H&R Block Inc said a U.S. regulatory directive to block HSBC Holdings from funding the tax preparer's refund-anticipation loans (RALs) will hamper its plans to roll out alternative products the next tax season.

The directive from Office of the Comptroller of the Currency (OCC) scuttles the deal that H&R Block and HSBC reached after the tax preparer sued the lender in October.

With less than three weeks before the 2011 tax season begins, HRB's competitive position appears significantly weakened, analyst Scott Schneeberger of Oppenheimer said.

If H&R Block does not offer RAL in 2011, which is the most likely scenario, Schneeberger expects the tax preparation volume to fall 4 percent in 2011 and sees an earnings hit of 13 cents a share.

Though limited in robustness, Jackson Hewitt Tax Service Inc and privately held Liberty Tax, at this point, are positioned to offer RALs, while HRB and the vast majority of mom and pops are not for the 2011 tax season, analyst Schneeberger said in a note.

Shares of Jackson Hewitt, which recently said it funded 80 percent of its RAL program, jumped 26 percent, while those of H&R Block fell 9 percent in morning trade on the New York Stock Exchange.


HSBC's exclusive rights to provide such products ends with this directive, allowing H&R Block to enter into other partnerships for these financial products, the company said in a statement after market hours on December 24.

In August, the Internal Revenue Services (IRS) said it will not provide tax preparers and associated financial institutions with debt indicator, which is used to facilitate RALs starting with the next tax filing season.

The IRS move followed criticism of such loans by consumer groups concerned that high U.S. unemployment was forcing more people to borrow short-term at high rates.
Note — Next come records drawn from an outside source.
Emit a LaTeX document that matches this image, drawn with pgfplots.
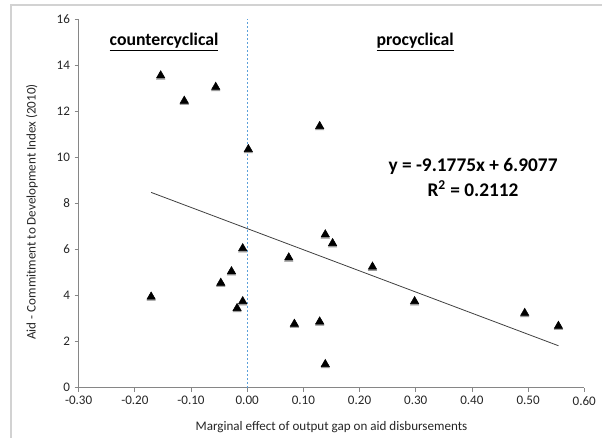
\documentclass[border=0pt]{standalone}
\usepackage{pgfplots}
\pgfplotsset{compat=1.18}
\usepackage{fontspec}
\setmainfont{Carlito}
\definecolor{axisgray}{RGB}{134,134,134}
\definecolor{zeroblue}{RGB}{91,160,218}
\definecolor{framegray}{RGB}{210,210,210}
\definecolor{trendgray}{RGB}{64,64,64}

% aid commitment vs marginal effect of output gap
\pgfplotstableread{
x y
-0.154 13.55
-0.112 12.45
-0.056 13.05
0.002 10.35
0.129 11.35
-0.008 6.05
0.074 5.65
-0.028 5.05
-0.047 4.55
-0.171 3.95
-0.008 3.75
-0.018 3.45
0.084 2.77
0.129 2.87
0.139 1.02
0.139 6.65
0.152 6.27
0.223 5.25
0.298 3.75
0.494 3.24
0.554 2.68
}\aiddata

\begin{document}
\begin{tikzpicture}
\path[use as bounding box] (0,0) rectangle (451.5pt,328.5pt);
\draw[framegray, line width=1pt] (8.25pt,0) -- (8.25pt,324.75pt) -- (451.5pt,324.75pt);
\begin{axis}[
  at={(59pt,37.7pt)}, anchor=south west,
  scale only axis, width=379.2pt, height=276.5pt,
  xmin=-0.3, xmax=0.6, ymin=0, ymax=16,
  xtick={-0.3,-0.2,-0.1,0,0.1,0.2,0.3,0.4,0.5,0.6},
  ytick={0,2,4,6,8,10,12,14,16},
  axis x line*=bottom, axis y line*=left,
  axis line style={axisgray, line width=0.6pt, -},
  tick align=outside, major tick length=3pt,
  tick style={axisgray, line width=0.6pt},
  tick label style={font=\fontsize{9.8}{11}\selectfont, text=black!85},
  /pgf/number format/assume math mode=true,
  xticklabel={\pgfmathprintnumber[fixed,fixed zerofill,precision=2]{\tick}},
  xlabel={Marginal effect of output gap on aid disbursements},
  ylabel={Aid - Commitment to Development Index (2010)},
  label style={font=\fontsize{9.8}{11}\selectfont, text=black!85},
  x label style={at={(axis description cs:0.5,-0.106)}, anchor=center},
  y label style={at={(axis description cs:-0.0923,0.477)}, anchor=center},
  clip=false,
]
  % zero line between the two regimes
  \addplot[zeroblue, line width=1pt, dash pattern=on 1.5pt off 1.5pt]
    coordinates {(0,0) (0,16)};
  % linear trend
  \addplot[trendgray, line width=0.6pt] coordinates {(-0.171,8.477) (0.554,1.823)};
  % marker shadow, then markers
  \addplot[only marks, mark=triangle*, mark size=3.6pt, gray!80,
    mark options={yshift=-1pt}] table {\aiddata};
  \addplot[only marks, mark=triangle*, mark size=3.6pt, black] table {\aiddata};

  \node[font=\fontsize{13.3}{15}\selectfont\bfseries] at (axis cs:-0.148,15.0)
    {\underline{countercyclical}};
  \node[font=\fontsize{13.3}{15}\selectfont\bfseries] at (axis cs:0.299,15.0)
    {\underline{procyclical}};
  \node[font=\fontsize{14.5}{18.75}\selectfont\bfseries, align=center]
    at (axis cs:0.402,9.13) {y = -9.1775x + 6.9077\\R\textsuperscript{2} = 0.2112};
\end{axis}
\end{tikzpicture}
\end{document}
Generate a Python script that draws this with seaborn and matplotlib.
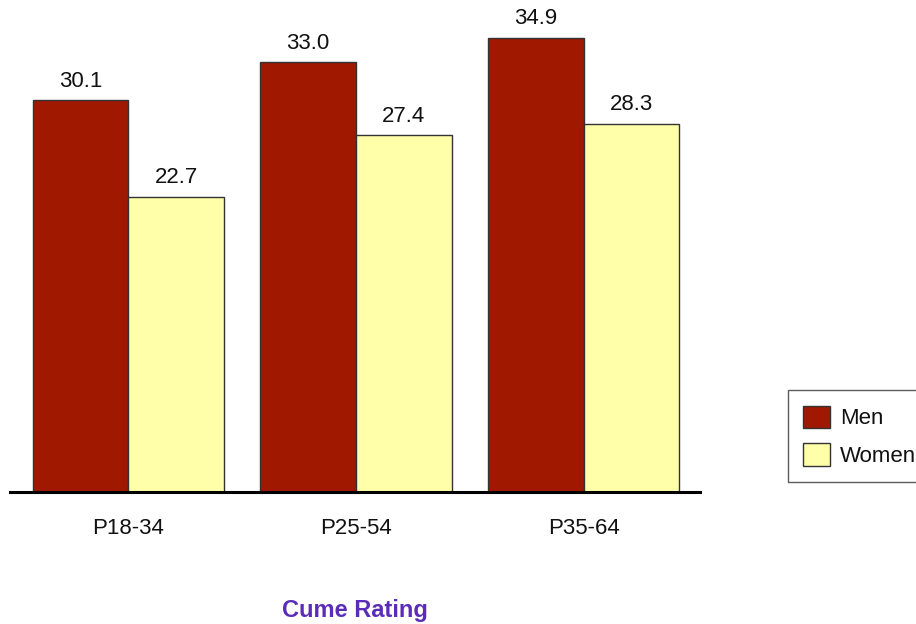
import pandas as pd
import matplotlib
matplotlib.use("Agg")
import matplotlib.pyplot as plt
from matplotlib import font_manager
import seaborn as sns

# datos del grafico
grupos = ["P18-34", "P25-54", "P35-64"]
hombres = [30.1, 33.0, 34.9]
mujeres = [22.7, 27.4, 28.3]
series = ["Men", "Women"]
colores = ["#A01800", "#FFFFAA"]

df = pd.DataFrame({
    "Grupo": grupos * 2,
    "Serie": [series[0]] * 3 + [series[1]] * 3,
    "Valor": hombres + mujeres,
})

sns.set_style("white")
nombres = {f.name for f in font_manager.fontManager.ttflist}
fuente = "Liberation Sans Narrow" if "Liberation Sans Narrow" in nombres else "Liberation Sans"
plt.rcParams["font.family"] = [fuente, "DejaVu Sans"]

fig = plt.figure(figsize=(9.16, 6.24), dpi=100)
ax = fig.add_axes([0.0109, 0.2115, 0.753, 0.7885])

sns.barplot(data=df, x="Grupo", y="Valor", hue="Serie", palette=colores,
            width=0.84, gap=0, edgecolor="#333333", linewidth=1,
            saturation=1, ax=ax, legend=False)

for cont in ax.containers:
    ax.bar_label(cont, fmt="%.1f", padding=6, fontsize=16, color="#111111")

ax.set_xlim(-0.52, 2.51)
ax.set_ylim(0, 37.8)
ax.set_xlabel("")
ax.set_ylabel("")
ax.set_yticks([])
ax.tick_params(axis="x", length=0, pad=19, labelsize=16, labelcolor="#111111")
for lado in ["top", "right", "left"]:
    ax.spines[lado].set_visible(False)
ax.spines["bottom"].set_color("black")
ax.spines["bottom"].set_linewidth(2.2)

fig.text(0.388, 0.012, "Cume Rating", ha="center", va="baseline",
         fontsize=17, fontweight="bold", color="#5B2CB8", family="Liberation Sans")

handles = [plt.Rectangle((0, 0), 1, 1, facecolor=c, edgecolor="#333333", linewidth=1)
           for c in colores]
leg = fig.legend(handles, series, loc="upper left", bbox_to_anchor=(0.860, 0.375),
                 frameon=True, fancybox=False, fontsize=16, handlelength=1.2,
                 handleheight=1.2, handletextpad=0.45, labelspacing=0.6,
                 borderpad=0.7, borderaxespad=0)
for t in leg.get_texts():
    t.set_color("#111111")
leg.get_frame().set_edgecolor("#333333")
leg.get_frame().set_linewidth(1)

fig.savefig("out.png", dpi=100)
This has wiped out 39 percent of H&R Block stock's value in one year.

HSBC did not return calls requesting comment, while H&R Block said it will continue to develop other financial products by the early part of the tax season.

The tax preparer will continue to offer its traditional refund-anticipation checks (RACs) that do not require any out-of-pocket costs by taxpayers, it said.

RALs, which usually last 7-14 days until taxpayers receive their refunds from the U.S. Internal Revenue Service (IRS), are highly profitable for tax preparers.